Prove any of that. Charismatic leaders just say they were sent by god and doing his work. The Bible tells us who we are, but not in the way you’re thinking. All aspects? It’s certainty making learning things that don’t apply to their beliefs, difficult. Teaching people to trust faith, (believing in something without good reason) over rationality is harmful.

Exactly. You could look at, say, Russia, as an example. Up until 1917, the Orthodox Church was the state religion; the Soviet Union attempted to eliminate (or at least de-emphasize) the Church (and religion in general).

But, it’s difficult to say if that, alone, damaged their society, as so many other things went on during the Soviet Union era (pogroms, collectivization, focusing the national economy on defense spending, etc.) that weren’t directly tied to a lack of religion.

One benefit of religion is that it can help enforce a moral code on larger societies. A small community will likely be closely related and the members may act morally since they feel close to the other members. But when societies get larger than family relations, the members may not feel like acting morally if they aren’t harming members of their own their own family. But with religion, there is an outside observer who sees all. It doesn’t matter if another person sees you. God will see you. If you act immorally at any time, god will see and you will be punished. In addition, religion creates a larger sense of community among the members of that religion. There is now a parent above all who believe in that god. If religion never existed, I might assume that people would act more in their own self interests.

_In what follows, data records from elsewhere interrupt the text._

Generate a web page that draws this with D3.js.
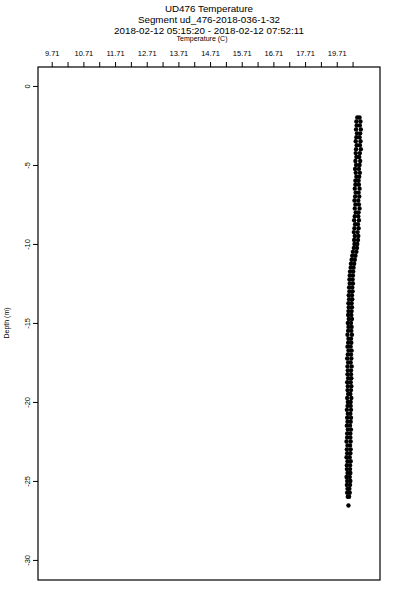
<!DOCTYPE html>
<html>
<head>
<meta charset="utf-8">
<script src="https://cdn.jsdelivr.net/npm/d3@7"></script>
<style>
  body { margin: 0; background: #fff; }
  text { font-family: "Liberation Sans", Arial, sans-serif; fill: #000; }
</style>
</head>
<body>
<div id="chart"></div>
<script>
// titles
var titleLines = ["UD476 Temperature",
                  "Segment ud_476-2018-036-1-32",
                  "2018-02-12 05:15:20 - 2018-02-12 07:52:11"];

// top axis (temperature) ticks and labels, as printed
var tempTicks = [9.71, 10.21, 10.71, 11.21, 11.71, 12.21, 12.71, 13.21, 13.71, 14.21,
                 14.71, 15.21, 15.71, 16.21, 16.71, 17.21, 17.71, 18.21, 18.71, 19.21];
var tempLabelAt = [9.71, 10.71, 11.71, 12.71, 13.71, 14.71, 15.71, 16.71, 17.71, 18.71];
var tempLabels = ["9.71", "10.71", "11.71", "12.71", "13.71", "14.71", "15.71", "16.71", "17.71", "19.71"];

// left axis (depth) ticks
var depthTicks = [0, -5, -10, -15, -20, -25, -30];

// profile samples: depth (m) and two temperature readings per depth
var depth = [-2.00, -2.25, -2.50, -2.75, -3.00, -3.25, -3.50, -3.75, -4.00,
             -4.25, -4.50, -4.75, -5.00, -5.25, -5.50, -5.75, -6.00,
             -6.25, -6.50, -6.75, -7.00, -7.25, -7.50, -7.75, -8.00,
             -8.25, -8.50, -8.75, -9.00, -9.25, -9.50, -9.75, -10.00,
             -10.25, -10.50, -10.75, -11.00, -11.25, -11.50, -11.75, -12.00,
             -12.25, -12.50, -12.75, -13.00, -13.25, -13.50, -13.75, -14.00,
             -14.25, -14.50, -14.75, -15.00, -15.25, -15.50, -15.75, -16.00,
             -16.25, -16.50, -16.75, -17.00, -17.25, -17.50, -17.75, -18.00,
             -18.25, -18.50, -18.75, -19.00, -19.25, -19.50, -19.75, -20.00,
             -20.25, -20.50, -20.75, -21.00, -21.25, -21.50, -21.75, -22.00,
             -22.25, -22.50, -22.75, -23.00, -23.25, -23.50, -23.75, -24.00,
             -24.25, -24.50, -24.75, -25.00, -25.25, -25.50, -25.75, -26.00];

var tempDown = [19.36, 19.33, 19.34, 19.32, 19.35, 19.33, 19.31, 19.34, 19.32,
                19.31, 19.33, 19.30, 19.32, 19.29, 19.31, 19.33, 19.30,
                19.30, 19.28, 19.31, 19.29, 19.27, 19.30, 19.28, 19.31,
                19.28, 19.26, 19.29, 19.27, 19.25, 19.28, 19.26, 19.27,
                19.25, 19.22, 19.20, 19.18, 19.16, 19.15, 19.13, 19.12,
                19.11, 19.12, 19.10, 19.11, 19.09, 19.10, 19.08, 19.09,
                19.08, 19.07, 19.09, 19.06, 19.08, 19.07, 19.05, 19.08,
                19.07, 19.05, 19.08, 19.06, 19.04, 19.07, 19.05, 19.06,
                19.05, 19.07, 19.04, 19.06, 19.05, 19.07, 19.04, 19.06,
                19.05, 19.03, 19.06, 19.04, 19.05, 19.03, 19.06, 19.04,
                19.04, 19.02, 19.05, 19.03, 19.04, 19.02, 19.05, 19.03,
                19.03, 19.05, 19.02, 19.04, 19.03, 19.05, 19.04, 19.06];

var tempUp = [19.43, 19.46, 19.44, 19.47, 19.45, 19.43, 19.46, 19.44, 19.47,
              19.44, 19.42, 19.45, 19.43, 19.41, 19.44, 19.42, 19.40,
              19.41, 19.43, 19.40, 19.42, 19.39, 19.41, 19.43, 19.40,
              19.39, 19.41, 19.38, 19.40, 19.37, 19.39, 19.38, 19.36,
              19.35, 19.33, 19.30, 19.28, 19.26, 19.24, 19.23, 19.22,
              19.21, 19.22, 19.20, 19.21, 19.19, 19.20, 19.18, 19.19,
              19.18, 19.17, 19.19, 19.16, 19.18, 19.17, 19.19, 19.16,
              19.17, 19.15, 19.18, 19.16, 19.17, 19.15, 19.18, 19.16,
              19.16, 19.17, 19.15, 19.17, 19.16, 19.14, 19.17, 19.15,
              19.15, 19.16, 19.14, 19.16, 19.15, 19.13, 19.16, 19.14,
              19.14, 19.15, 19.13, 19.15, 19.14, 19.12, 19.15, 19.13,
              19.13, 19.14, 19.12, 19.14, 19.13, 19.11, 19.12, 19.10];

// the lone deepest sample
var strayDepth = [-26.55];
var strayTemp = [19.08];

// plot box
var box = {left: 38, right: 380, top: 67, bottom: 580};

var svg = d3.select("#chart").append("svg")
    .attr("width", 400)
    .attr("height", 600);

var x = d3.scaleLinear().domain([9.277, 20.076]).range([box.left, box.right]);
var y = d3.scaleLinear().domain([1.2, -31.27]).range([box.top, box.bottom]);

// titles
svg.selectAll(".title")
    .data(titleLines)
  .enter().append("text")
    .attr("class", "title")
    .attr("x", 209)
    .attr("y", function(d, i) { return 11.5 + i * 11; })
    .attr("text-anchor", "middle")
    .style("font-size", "9.8px")
    .text(function(d) { return d; });

svg.append("text")
    .attr("x", 202)
    .attr("y", 41)
    .attr("text-anchor", "middle")
    .style("font-size", "7px")
    .text("Temperature (C)");

svg.append("text")
    .attr("transform", "translate(9,323) rotate(-90)")
    .attr("text-anchor", "middle")
    .style("font-size", "7px")
    .text("Depth (m)");

// top axis
var xAxis = d3.axisTop(x)
    .tickValues(tempTicks)
    .tickSize(5)
    .tickPadding(6)
    .tickFormat(function(d) {
      var i = tempLabelAt.findIndex(function(v) { return Math.abs(v - d) < 1e-6; });
      return i < 0 ? "" : tempLabels[i];
    });

var gx = svg.append("g")
    .attr("transform", "translate(0," + box.top + ")")
    .call(xAxis);
gx.select(".domain").remove();
gx.selectAll("line").attr("stroke", "#000");
gx.selectAll("text").style("font-size", "7.5px").attr("font-family", null);

// left axis
var yAxis = d3.axisLeft(y)
    .tickValues(depthTicks)
    .tickSize(5)
    .tickFormat(function(d) { return d; });

var gy = svg.append("g")
    .attr("transform", "translate(" + box.left + ",0)")
    .call(yAxis);
gy.select(".domain").remove();
gy.selectAll("line").attr("stroke", "#000");
gy.selectAll("text")
    .style("font-size", "7.5px")
    .attr("font-family", null)
    .attr("x", null).attr("dy", null)
    .attr("text-anchor", "middle")
    .attr("transform", "translate(-11,0) rotate(-90)")
    .attr("y", 3);

// frame
svg.append("rect")
    .attr("x", box.left)
    .attr("y", box.top)
    .attr("width", box.right - box.left)
    .attr("height", box.bottom - box.top)
    .attr("fill", "none")
    .attr("stroke", "#000")
    .attr("stroke-width", 1.2);

// points
var pts = [];
depth.forEach(function(d, i) {
  pts.push({depth: d, temp: tempDown[i]});
  pts.push({depth: d, temp: tempUp[i]});
});
strayDepth.forEach(function(d, i) { pts.push({depth: d, temp: strayTemp[i]}); });

svg.append("g").selectAll("circle")
    .data(pts)
  .enter().append("circle")
    .attr("cx", function(d) { return x(d.temp); })
    .attr("cy", function(d) { return y(d.depth); })
    .attr("r", 2.2)
    .attr("fill", "#000");
</script>
</body>
</html>
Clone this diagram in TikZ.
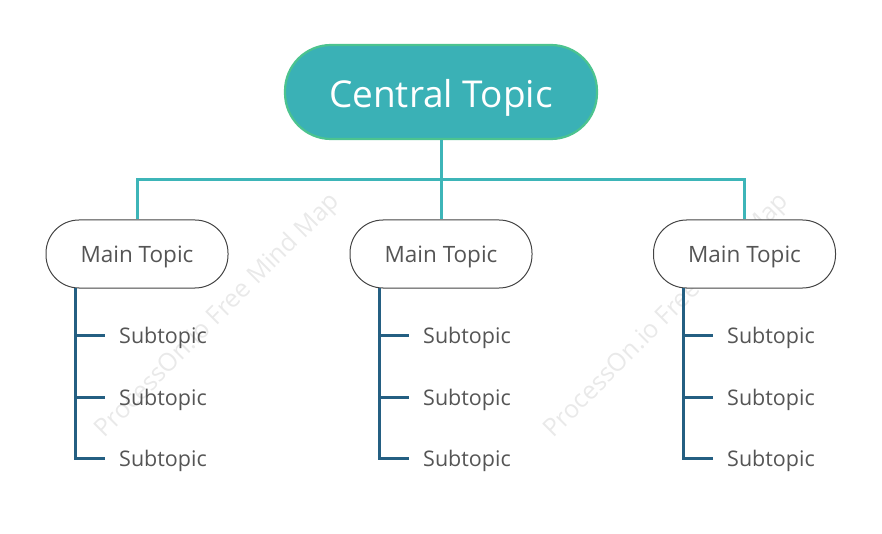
\documentclass[tikz,border=0pt]{standalone}
\usepackage{fontspec}
\setmainfont{Open Sans}
\definecolor{teal1}{HTML}{3AB1B6}
\definecolor{tealedge}{HTML}{4CC38F}
\definecolor{tealline}{HTML}{3DB5B8}
\definecolor{subline}{HTML}{245F82}
\definecolor{txtgray}{HTML}{555555}
\definecolor{boxedge}{HTML}{444444}
\definecolor{wm}{HTML}{E9E9E9}
\begin{document}
\begin{tikzpicture}[x=1pt,y=-1pt,
  central/.style={draw=tealedge, line width=2.2pt, fill=teal1, rounded corners=46pt,
    minimum width=312pt, minimum height=94pt, inner sep=0pt},
  centraltxt/.style={inner sep=0pt, text=white, font=\fontsize{37}{40}\selectfont},
  mainbox/.style={draw=boxedge, line width=1pt, fill=white, rounded corners=33pt,
    minimum width=182pt, minimum height=68pt, inner sep=0pt},
  maintxt/.style={inner sep=0pt, text=txtgray, font=\fontsize{22.5}{26}\selectfont},
  subtxt/.style={anchor=west, inner sep=0pt, text=txtgray, font=\fontsize{21.5}{24}\selectfont},
  mainlink/.style={draw=tealline, line width=3pt},
  sublink/.style={draw=subline, line width=3pt},
  watermark/.style={text=wm, rotate=45, font=\fontsize{25}{28}\selectfont}]
\useasboundingbox (0,0) rectangle (882,534);

\node[watermark] (w1) at (218,316) {ProcessOn.io Free Mind Map};
\node[watermark] (w2) at (667,316) {ProcessOn.io Free Mind Map};

\node[central] (c) at (441,92) {};
\node[centraltxt] (ct) at (441,98) {Central Topic};

\foreach \i/\x in {1/137,2/441,3/744.5} {
  \node[mainbox] (m\i) at (\x,254) {};
  \node[maintxt] (mt\i) at (\x,257) {Main Topic};
}

\coordinate (j) at (441,180);
\draw[mainlink] (c.south) -- (j);
\draw[mainlink] (m1.north) -- (m1.north |- j) -- (m3.north |- j) -- (m3.north);
\draw[mainlink] (j) -- (m2.north);

\foreach \i/\x in {1/75,2/379,3/683} {
  \coordinate (b\i) at (\x,288);
  \node[subtxt] (s\i a) at (\x+44,338) {Subtopic};
  \node[subtxt] (s\i b) at (\x+44,400) {Subtopic};
  \node[subtxt] (s\i c) at (\x+44,461) {Subtopic};
  \coordinate (t\i a) at (\x+30,335);
  \coordinate (t\i b) at (\x+30,397);
  \coordinate (t\i c) at (\x+30,458);
  \draw[sublink] (b\i) -- (b\i |- t\i c) -- (t\i c);
  \draw[sublink] (b\i |- t\i a) -- (t\i a);
  \draw[sublink] (b\i |- t\i b) -- (t\i b);
}
\end{tikzpicture}
\end{document}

Larger societies might have trouble forming and being productive.

Without religion sex wouldn’t be dirty. Which would be a shame. :slight_smile:

I believe that once intelligence reaches a certain awareness, it searches for answers to questions that are not readily available with current technology. What are the stars, why did Grok die, he was good? So you have some know-it-all or kook to fill in those knowledge gaps. What is hardwired into us is a need to know the unknowable. In the absence of knowledge, faith and religion step in, usually with disastrous results.

Let’s not forget that the “enforcement” is in the form of fear. Going to hell, made a human sacrifice of, burning at the stake, stoning, etc. I don’t feel that’s a compelling case.

It’s certainly easily possible to imagine a society where religion never existed, with ethics and civil law being developed based on secular concepts. But it never happened (or if it did, the experiment failed too quickly to have left traces in the historical record).

Or that society was quickly put down by another more powerful religious society.

There is a difference between providing answers and providing responses, especially responses that cannot be questioned.

I would argue that we are also hardwired to seek meaning in life and a sense of community with their fellow humans. These are also functions that have historically been served by religion, and which aren’t served just by advances in scientific knowledge. There are certainly secular philosophies that can meet those needs, but the sort of hyper-rationalism that denies that they are needs doesn’t lead anywhere good.

I don’t think that has anything directly to do with religion, though. Assuming that without religion we still would have developed government and laws, those laws would have to be enforced through threats of punishment, as is still the case even in secular societies.

Most of those things are human activities that might be done if you are caught by a person. If you steal from a pile of food and you don’t get caught, you won’t get punished by other people. But god sees you and will punish you in some way. Perhaps he will make your life harder or punish you after death. That “sees all” aspect of god may mean some people will not steal even if they know they won’t get caught by another person. They know god sees them steal.

There is a difference between an authority you can confront directly and overthrow (either violently or not), and an authority that you cannot see, touch or communicate with, an authority that you have been told since birth can punish you forever.

When the rich and powerful control religion wanting a redistribution of food, land, wealth etc. to benefit all becomes “stealing”.

Right, historically religious authority and political authority have worked closely together, oppressing the ordinary people for benefit of the elites. So what do you think would have happened in the absence of religion? Would we just have remained happy egalitarian hunter-gatherers? Could we have evolved into modern society without inventing government and class divisions at all? Or would it look a lot like actual history, with the elites just having one fewer tool of oppression at their disposal, and possibly with social progress having occurred faster than it did on our timeline?

Removing the fear of eternal damnation would put more power in the hands of the oppressed, I would think. The enemies that are then targeted are real, they are human, they are vulnerable.